:: Items ::

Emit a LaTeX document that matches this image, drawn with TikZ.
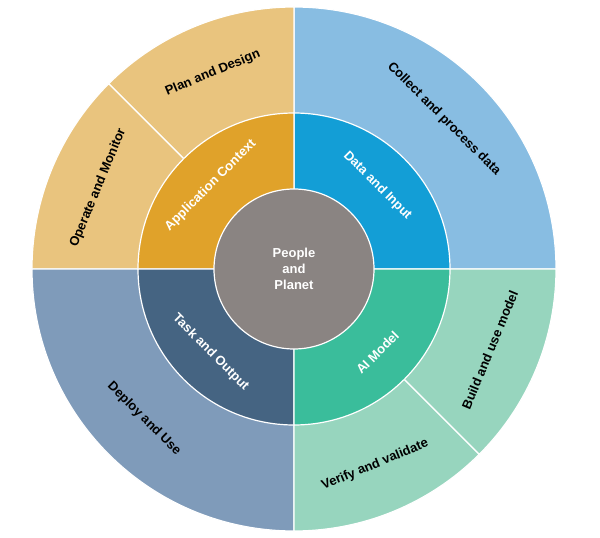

:::
:: Items ::

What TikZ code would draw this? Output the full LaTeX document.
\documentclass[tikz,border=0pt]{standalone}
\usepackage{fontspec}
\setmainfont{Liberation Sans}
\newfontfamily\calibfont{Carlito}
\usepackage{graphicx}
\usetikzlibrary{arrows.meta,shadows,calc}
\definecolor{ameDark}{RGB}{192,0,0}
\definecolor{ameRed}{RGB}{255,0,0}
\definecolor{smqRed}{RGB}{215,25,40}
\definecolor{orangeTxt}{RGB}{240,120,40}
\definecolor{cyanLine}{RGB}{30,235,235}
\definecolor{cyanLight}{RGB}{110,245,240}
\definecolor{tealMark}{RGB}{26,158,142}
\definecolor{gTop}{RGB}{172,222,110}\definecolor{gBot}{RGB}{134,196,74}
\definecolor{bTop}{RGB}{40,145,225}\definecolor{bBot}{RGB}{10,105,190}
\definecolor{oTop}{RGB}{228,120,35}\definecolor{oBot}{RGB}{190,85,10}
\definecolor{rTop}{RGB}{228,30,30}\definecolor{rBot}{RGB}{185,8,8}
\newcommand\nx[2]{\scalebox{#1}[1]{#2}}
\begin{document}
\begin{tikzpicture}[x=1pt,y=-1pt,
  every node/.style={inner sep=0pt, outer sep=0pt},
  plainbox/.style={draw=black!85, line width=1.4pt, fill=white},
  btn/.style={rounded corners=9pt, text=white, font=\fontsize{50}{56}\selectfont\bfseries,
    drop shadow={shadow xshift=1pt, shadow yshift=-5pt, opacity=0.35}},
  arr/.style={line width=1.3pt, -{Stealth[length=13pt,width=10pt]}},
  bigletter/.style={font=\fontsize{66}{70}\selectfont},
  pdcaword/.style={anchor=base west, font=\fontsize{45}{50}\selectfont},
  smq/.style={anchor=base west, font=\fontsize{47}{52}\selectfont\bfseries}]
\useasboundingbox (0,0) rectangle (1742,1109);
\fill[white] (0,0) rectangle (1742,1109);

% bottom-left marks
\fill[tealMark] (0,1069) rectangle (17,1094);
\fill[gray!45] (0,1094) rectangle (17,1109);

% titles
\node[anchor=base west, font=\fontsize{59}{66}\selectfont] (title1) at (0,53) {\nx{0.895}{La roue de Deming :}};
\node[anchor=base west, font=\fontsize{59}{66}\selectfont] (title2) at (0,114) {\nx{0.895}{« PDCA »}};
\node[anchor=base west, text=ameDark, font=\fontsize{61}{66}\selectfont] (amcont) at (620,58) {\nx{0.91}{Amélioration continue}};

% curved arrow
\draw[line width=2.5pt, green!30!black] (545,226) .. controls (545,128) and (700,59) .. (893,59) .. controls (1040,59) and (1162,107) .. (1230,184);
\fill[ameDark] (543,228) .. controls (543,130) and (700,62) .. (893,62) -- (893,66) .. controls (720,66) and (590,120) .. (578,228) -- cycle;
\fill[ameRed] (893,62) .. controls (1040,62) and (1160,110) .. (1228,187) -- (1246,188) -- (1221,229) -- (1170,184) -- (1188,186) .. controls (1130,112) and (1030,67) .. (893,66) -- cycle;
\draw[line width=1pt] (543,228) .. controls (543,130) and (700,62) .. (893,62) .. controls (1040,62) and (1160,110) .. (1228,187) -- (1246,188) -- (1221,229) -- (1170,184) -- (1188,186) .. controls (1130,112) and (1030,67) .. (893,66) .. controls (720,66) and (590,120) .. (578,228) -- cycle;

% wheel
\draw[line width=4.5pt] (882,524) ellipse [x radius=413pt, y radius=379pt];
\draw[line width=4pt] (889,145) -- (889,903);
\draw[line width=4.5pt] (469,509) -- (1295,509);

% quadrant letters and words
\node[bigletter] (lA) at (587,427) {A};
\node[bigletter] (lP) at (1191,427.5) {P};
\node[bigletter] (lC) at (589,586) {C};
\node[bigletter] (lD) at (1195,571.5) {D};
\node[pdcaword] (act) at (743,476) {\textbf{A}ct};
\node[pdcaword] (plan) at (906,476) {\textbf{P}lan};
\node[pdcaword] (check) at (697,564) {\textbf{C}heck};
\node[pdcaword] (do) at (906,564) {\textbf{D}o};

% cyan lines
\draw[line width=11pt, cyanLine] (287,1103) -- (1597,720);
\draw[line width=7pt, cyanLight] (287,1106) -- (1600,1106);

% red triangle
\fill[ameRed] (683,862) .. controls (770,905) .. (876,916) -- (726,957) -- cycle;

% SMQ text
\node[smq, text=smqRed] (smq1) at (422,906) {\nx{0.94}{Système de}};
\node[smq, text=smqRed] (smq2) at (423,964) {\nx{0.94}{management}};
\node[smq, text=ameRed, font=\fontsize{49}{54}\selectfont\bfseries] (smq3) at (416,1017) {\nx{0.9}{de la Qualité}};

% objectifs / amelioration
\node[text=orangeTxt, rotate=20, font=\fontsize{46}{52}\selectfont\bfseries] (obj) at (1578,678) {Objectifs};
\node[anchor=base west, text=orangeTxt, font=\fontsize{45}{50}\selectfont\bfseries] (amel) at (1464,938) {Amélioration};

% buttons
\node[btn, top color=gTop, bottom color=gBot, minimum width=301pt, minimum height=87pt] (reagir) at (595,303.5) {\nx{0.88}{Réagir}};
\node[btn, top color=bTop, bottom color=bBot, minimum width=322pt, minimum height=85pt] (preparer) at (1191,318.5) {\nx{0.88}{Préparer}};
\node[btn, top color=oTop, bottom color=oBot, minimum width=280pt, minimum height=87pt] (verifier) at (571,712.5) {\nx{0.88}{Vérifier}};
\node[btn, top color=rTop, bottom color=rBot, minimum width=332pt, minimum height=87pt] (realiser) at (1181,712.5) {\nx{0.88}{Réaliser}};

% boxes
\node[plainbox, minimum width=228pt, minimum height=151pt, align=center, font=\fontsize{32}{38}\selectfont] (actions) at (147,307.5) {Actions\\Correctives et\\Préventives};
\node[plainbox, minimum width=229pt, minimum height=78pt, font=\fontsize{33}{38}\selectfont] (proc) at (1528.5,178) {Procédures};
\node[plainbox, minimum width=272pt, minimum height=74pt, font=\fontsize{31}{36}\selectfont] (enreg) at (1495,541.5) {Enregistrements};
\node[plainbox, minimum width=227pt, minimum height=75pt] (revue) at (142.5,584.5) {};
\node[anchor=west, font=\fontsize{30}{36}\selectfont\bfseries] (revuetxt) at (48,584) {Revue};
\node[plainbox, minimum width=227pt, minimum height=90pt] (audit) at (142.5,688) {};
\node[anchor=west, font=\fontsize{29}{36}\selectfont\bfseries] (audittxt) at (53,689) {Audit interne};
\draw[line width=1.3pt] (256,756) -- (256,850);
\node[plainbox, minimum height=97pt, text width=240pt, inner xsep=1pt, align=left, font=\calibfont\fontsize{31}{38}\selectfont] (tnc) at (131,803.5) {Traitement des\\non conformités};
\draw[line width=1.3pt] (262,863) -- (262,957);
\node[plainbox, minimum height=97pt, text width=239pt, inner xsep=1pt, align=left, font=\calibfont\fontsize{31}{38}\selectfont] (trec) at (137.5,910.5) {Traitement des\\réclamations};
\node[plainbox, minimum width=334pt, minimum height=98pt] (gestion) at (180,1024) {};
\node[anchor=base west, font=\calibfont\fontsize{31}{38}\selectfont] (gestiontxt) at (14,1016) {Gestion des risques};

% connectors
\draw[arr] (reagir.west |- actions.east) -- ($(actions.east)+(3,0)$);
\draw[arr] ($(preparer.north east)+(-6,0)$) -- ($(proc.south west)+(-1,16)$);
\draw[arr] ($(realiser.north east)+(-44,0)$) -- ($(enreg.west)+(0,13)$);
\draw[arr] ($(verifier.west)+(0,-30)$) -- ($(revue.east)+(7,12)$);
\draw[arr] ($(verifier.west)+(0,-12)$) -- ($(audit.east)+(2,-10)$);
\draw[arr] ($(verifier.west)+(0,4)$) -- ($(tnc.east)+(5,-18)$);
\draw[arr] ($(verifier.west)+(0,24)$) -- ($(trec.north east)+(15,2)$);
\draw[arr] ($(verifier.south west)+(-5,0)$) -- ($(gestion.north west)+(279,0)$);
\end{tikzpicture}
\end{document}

:::
:: Items ::

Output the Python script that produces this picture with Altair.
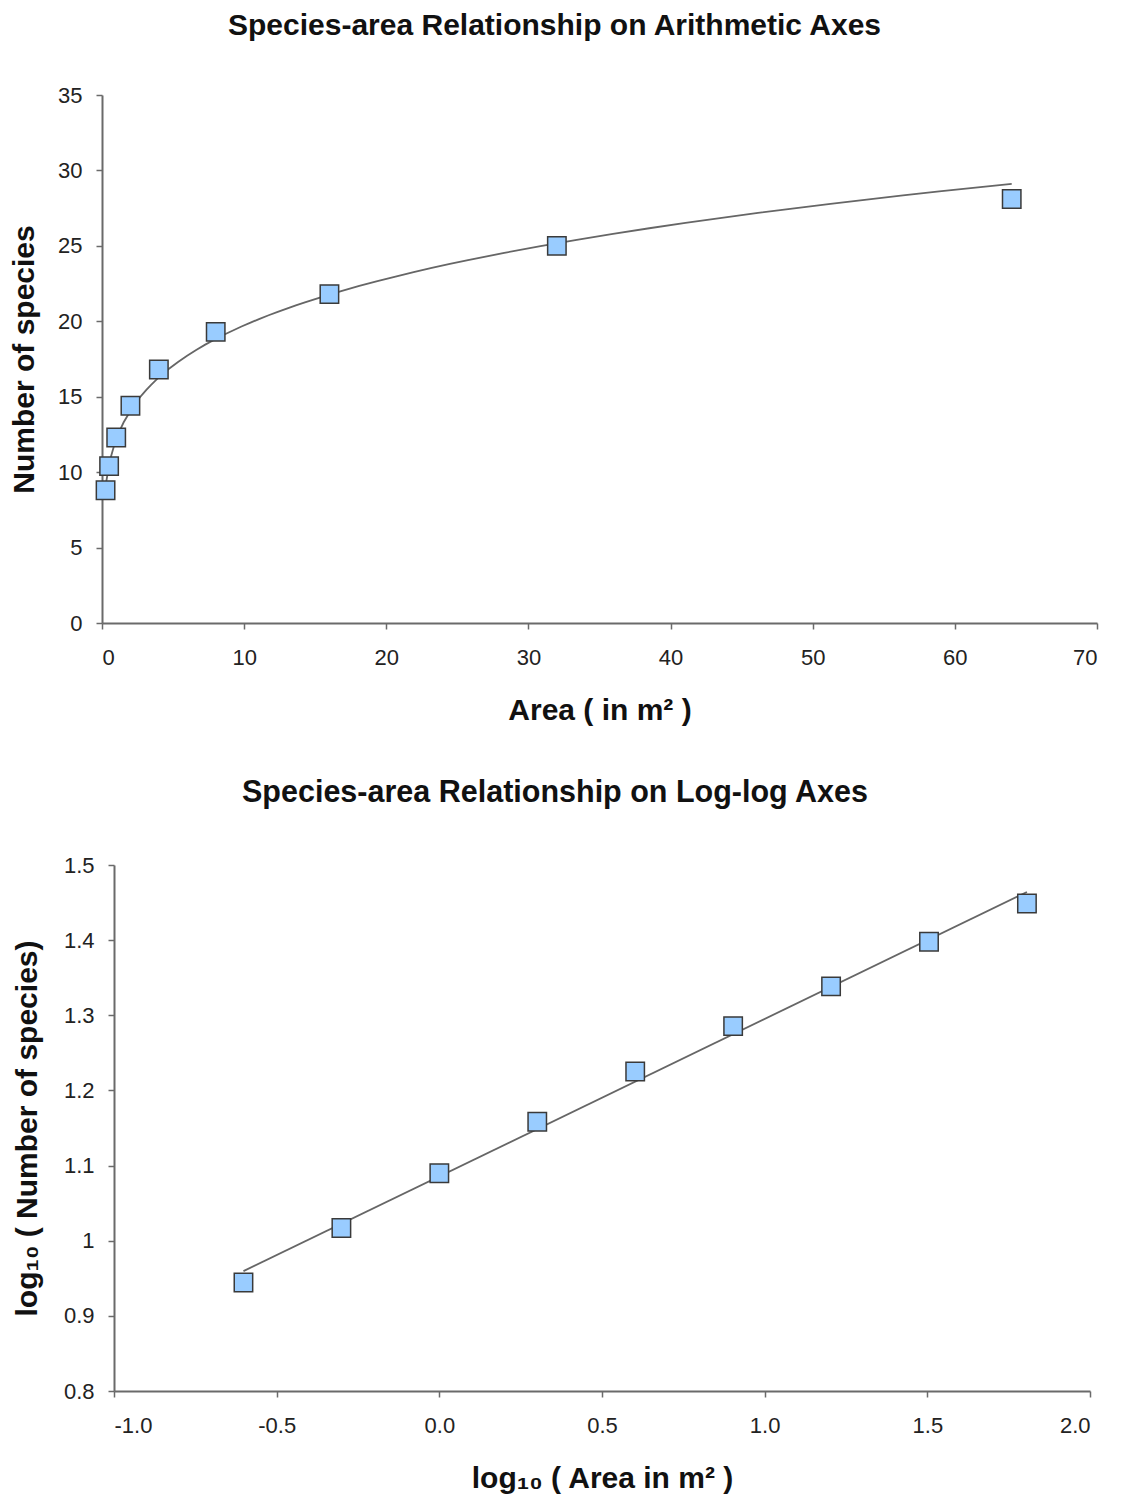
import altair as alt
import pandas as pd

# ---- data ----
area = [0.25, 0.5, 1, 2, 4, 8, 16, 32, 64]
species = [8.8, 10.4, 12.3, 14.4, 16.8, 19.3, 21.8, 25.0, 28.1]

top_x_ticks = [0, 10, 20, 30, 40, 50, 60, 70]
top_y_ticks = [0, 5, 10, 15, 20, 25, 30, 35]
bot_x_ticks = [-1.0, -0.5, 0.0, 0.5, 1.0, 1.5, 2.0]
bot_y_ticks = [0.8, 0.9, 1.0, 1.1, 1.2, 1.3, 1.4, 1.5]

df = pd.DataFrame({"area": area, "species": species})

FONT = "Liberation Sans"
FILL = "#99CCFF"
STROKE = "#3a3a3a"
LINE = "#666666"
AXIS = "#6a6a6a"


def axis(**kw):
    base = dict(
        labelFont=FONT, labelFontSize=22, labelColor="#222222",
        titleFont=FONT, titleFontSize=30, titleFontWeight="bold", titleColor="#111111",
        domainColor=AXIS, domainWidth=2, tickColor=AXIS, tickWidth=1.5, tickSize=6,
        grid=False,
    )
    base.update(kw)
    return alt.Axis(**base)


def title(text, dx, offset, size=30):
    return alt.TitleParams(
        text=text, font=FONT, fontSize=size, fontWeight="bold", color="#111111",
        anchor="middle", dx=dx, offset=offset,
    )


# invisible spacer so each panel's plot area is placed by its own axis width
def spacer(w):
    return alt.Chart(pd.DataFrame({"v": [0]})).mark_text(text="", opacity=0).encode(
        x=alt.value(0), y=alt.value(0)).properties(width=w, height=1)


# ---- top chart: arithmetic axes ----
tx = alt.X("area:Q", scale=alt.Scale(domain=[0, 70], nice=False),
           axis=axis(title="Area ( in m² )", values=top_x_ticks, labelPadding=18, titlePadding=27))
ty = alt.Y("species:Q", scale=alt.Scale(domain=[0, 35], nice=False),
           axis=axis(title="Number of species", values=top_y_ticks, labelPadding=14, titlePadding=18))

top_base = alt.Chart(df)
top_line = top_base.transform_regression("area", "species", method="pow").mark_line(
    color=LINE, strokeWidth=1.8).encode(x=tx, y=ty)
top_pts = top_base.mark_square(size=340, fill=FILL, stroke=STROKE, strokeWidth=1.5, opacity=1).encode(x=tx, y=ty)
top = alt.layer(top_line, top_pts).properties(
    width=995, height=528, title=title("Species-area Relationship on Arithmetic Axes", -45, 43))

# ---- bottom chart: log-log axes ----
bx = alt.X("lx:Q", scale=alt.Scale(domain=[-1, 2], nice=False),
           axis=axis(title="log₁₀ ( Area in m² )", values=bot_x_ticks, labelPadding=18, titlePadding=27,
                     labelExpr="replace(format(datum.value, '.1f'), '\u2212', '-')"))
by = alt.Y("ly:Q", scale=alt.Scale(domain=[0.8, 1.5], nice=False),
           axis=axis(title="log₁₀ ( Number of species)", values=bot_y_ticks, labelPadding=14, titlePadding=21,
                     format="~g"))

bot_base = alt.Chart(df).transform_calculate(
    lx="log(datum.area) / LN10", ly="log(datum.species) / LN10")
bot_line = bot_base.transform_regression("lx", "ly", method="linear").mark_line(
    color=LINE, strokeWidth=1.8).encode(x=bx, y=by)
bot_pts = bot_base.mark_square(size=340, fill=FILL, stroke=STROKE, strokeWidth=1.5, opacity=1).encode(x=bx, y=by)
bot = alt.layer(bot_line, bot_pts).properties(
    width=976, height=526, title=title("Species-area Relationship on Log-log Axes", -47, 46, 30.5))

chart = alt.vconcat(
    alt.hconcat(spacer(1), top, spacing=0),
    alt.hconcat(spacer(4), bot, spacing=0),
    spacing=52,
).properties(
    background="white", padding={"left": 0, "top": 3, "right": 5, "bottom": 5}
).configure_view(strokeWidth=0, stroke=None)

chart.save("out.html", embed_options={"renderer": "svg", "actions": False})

:::

Reproduce word for word the material above, beginning with the line that contains "What TikZ code" and ending with the line that contains "(0,1094) rectangle (17,1109);".

What TikZ code would draw this? Output the full LaTeX document.
\documentclass[tikz,border=0pt]{standalone}
\usepackage{fontspec}
\setmainfont{Liberation Sans}
\newfontfamily\calibfont{Carlito}
\usepackage{graphicx}
\usetikzlibrary{arrows.meta,shadows,calc}
\definecolor{ameDark}{RGB}{192,0,0}
\definecolor{ameRed}{RGB}{255,0,0}
\definecolor{smqRed}{RGB}{215,25,40}
\definecolor{orangeTxt}{RGB}{240,120,40}
\definecolor{cyanLine}{RGB}{30,235,235}
\definecolor{cyanLight}{RGB}{110,245,240}
\definecolor{tealMark}{RGB}{26,158,142}
\definecolor{gTop}{RGB}{172,222,110}\definecolor{gBot}{RGB}{134,196,74}
\definecolor{bTop}{RGB}{40,145,225}\definecolor{bBot}{RGB}{10,105,190}
\definecolor{oTop}{RGB}{228,120,35}\definecolor{oBot}{RGB}{190,85,10}
\definecolor{rTop}{RGB}{228,30,30}\definecolor{rBot}{RGB}{185,8,8}
\newcommand\nx[2]{\scalebox{#1}[1]{#2}}
\begin{document}
\begin{tikzpicture}[x=1pt,y=-1pt,
  every node/.style={inner sep=0pt, outer sep=0pt},
  plainbox/.style={draw=black!85, line width=1.4pt, fill=white},
  btn/.style={rounded corners=9pt, text=white, font=\fontsize{50}{56}\selectfont\bfseries,
    drop shadow={shadow xshift=1pt, shadow yshift=-5pt, opacity=0.35}},
  arr/.style={line width=1.3pt, -{Stealth[length=13pt,width=10pt]}},
  bigletter/.style={font=\fontsize{66}{70}\selectfont},
  pdcaword/.style={anchor=base west, font=\fontsize{45}{50}\selectfont},
  smq/.style={anchor=base west, font=\fontsize{47}{52}\selectfont\bfseries}]
\useasboundingbox (0,0) rectangle (1742,1109);
\fill[white] (0,0) rectangle (1742,1109);

% bottom-left marks
\fill[tealMark] (0,1069) rectangle (17,1094);
\fill[gray!45] (0,1094) rectangle (17,1109);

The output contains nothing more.